2nd UPDATE:China Mobile 1st Half Profit Growth Slows On Competition
20 Agosto 2009 - 1:07PM
Dow Jones News
China Mobile Ltd. (CHL), the world's biggest mobile operator by
subscribers, reported Thursday a sharp slowdown in profit growth
for the first half as competition intensified and it added
low-income subscribers in rural areas.
Analysts said earnings growth momentum for China Mobile is
slowing down due to the weakening economy and increasing
competition from China Unicom Ltd. (CHU) and China Telecom Corp.
(CHA). After the commercial launch of its third-generation mobile
service in January, China Mobile has been striving to improve its
network coverage and handset quality to add subscribers.
Chairman and Chief Executive Wang Jianzhou said the slowdown in
its subscriber growth was due to higher mobile penetration in urban
cities, but the company still sees room for growth in central and
western China.
"New value-added services are our new growth drivers. We hope to
maintain sustainable growth in business with continued addition in
subscribers," Wang told reporters at a press conference.
China Mobile reported a net profit of CNY55.3 billion (US$8.09
billion) for the six months ended June 30, up 1.5% from CNY54.5
billion a year earlier.

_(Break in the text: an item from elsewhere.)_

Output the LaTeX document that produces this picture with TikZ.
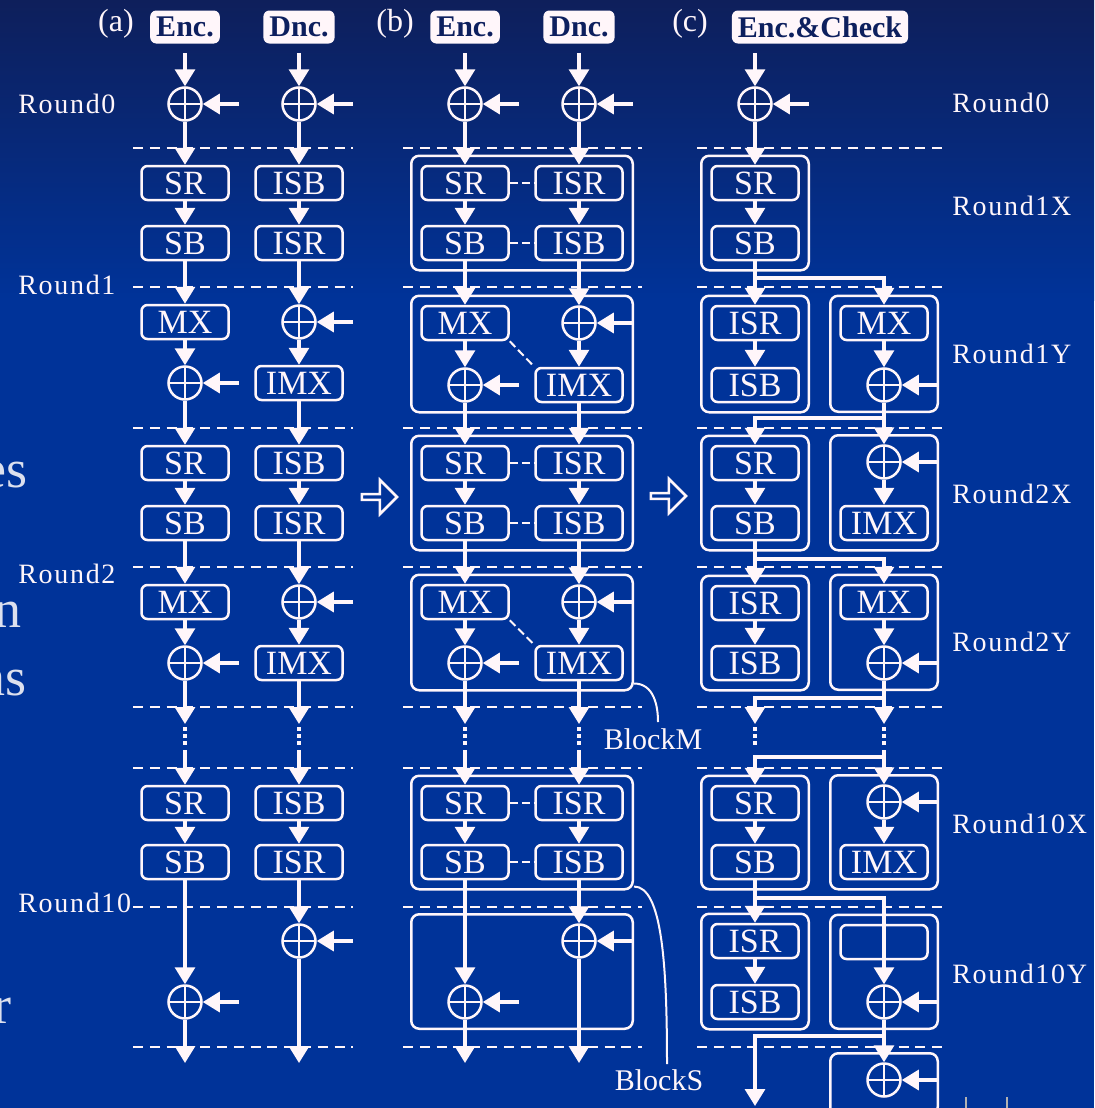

Revenue rose 8.9% to CNY212.91 billion from
CNY195.46 billion.
The growth rate was sharply lower than the 45% it saw in the
first half of 2008 and the net profit figure came in lower than the
average forecast of CNY56.44 billion in a Dow Jones Newswires poll
of 10 analysts.
Partly on concerns about slowing growth, China Mobile's shares
ended down 0.2% at HK$82.85 Thursday, underperforming the benchmark
Hang Seng Index which rose 1.9%.
Wang said he is confident its 3G subscriber base will increase
to around 3 million by the end of the year from 1.09 million at the
end of July.
The executive also said it will launch 3G handsets soon under
the Lenovo, HTC Corp. (2498.TW) and Dell Inc. (DELL) brands using a
mobile operating system which the company has been developing.
"We are hungry for all types of quality handsets," said Wang,
who added that China Mobile remains interested in offering Apple
Inc.'s (AAPL) iPhones in China and talks are continuing with the
U.S. company.
The company added 35.87 million subscribers in the first-half of
this year, bringing its total subscribers to 493.12 million at the
end of June. But the first-half subscriber growth of 19% was
sharply lower than 25% a year earlier.
CLSA analyst Elinor Leung said subscriber growth dropped because
mobile penetration already exceeded 50% and competition intensified
with China Telecom launching its code division multiple access
mobile service.
She said the weak economy has also led to higher churn rates in
coastal areas because migrant workers lost their jobs in the cities
and returned to their hometown.
Chief Financial Officer Xue Taohai said the company expects its
average revenue per user per month to continue to fall in the near
term as it penetrates into rural markets which typically have lower
tariffs.
China Mobile's ARPU slipped to CNY75 in the first half of this
year from CNY84 a year earlier.
ARPU is a key industry gauge to determine the long-term growth
rate of telecom operators.
Wang also said he hopes to conclude a deal to invest in Far
EasTone Telecommunications Co. (4904.TW) "soon."
Wang said the company's internal approval procedure for its plan
to buy a 12% stake in Far EasTone Telecommunications for NT$17.77
billion (US$536 million) has been completed.
China Mobile and Far EasTone are now actively preparing the
application for approval from relevant regulatory authorities.
Wang said he will be traveling to Taiwan to meet with Taiwanese
technology companies on Friday but said he had no plan to meet with
Taiwan's government officials.
China Mobile recommended a first-half dividend of HK$1.346 a
share, up from HK$1.339 a year earlier.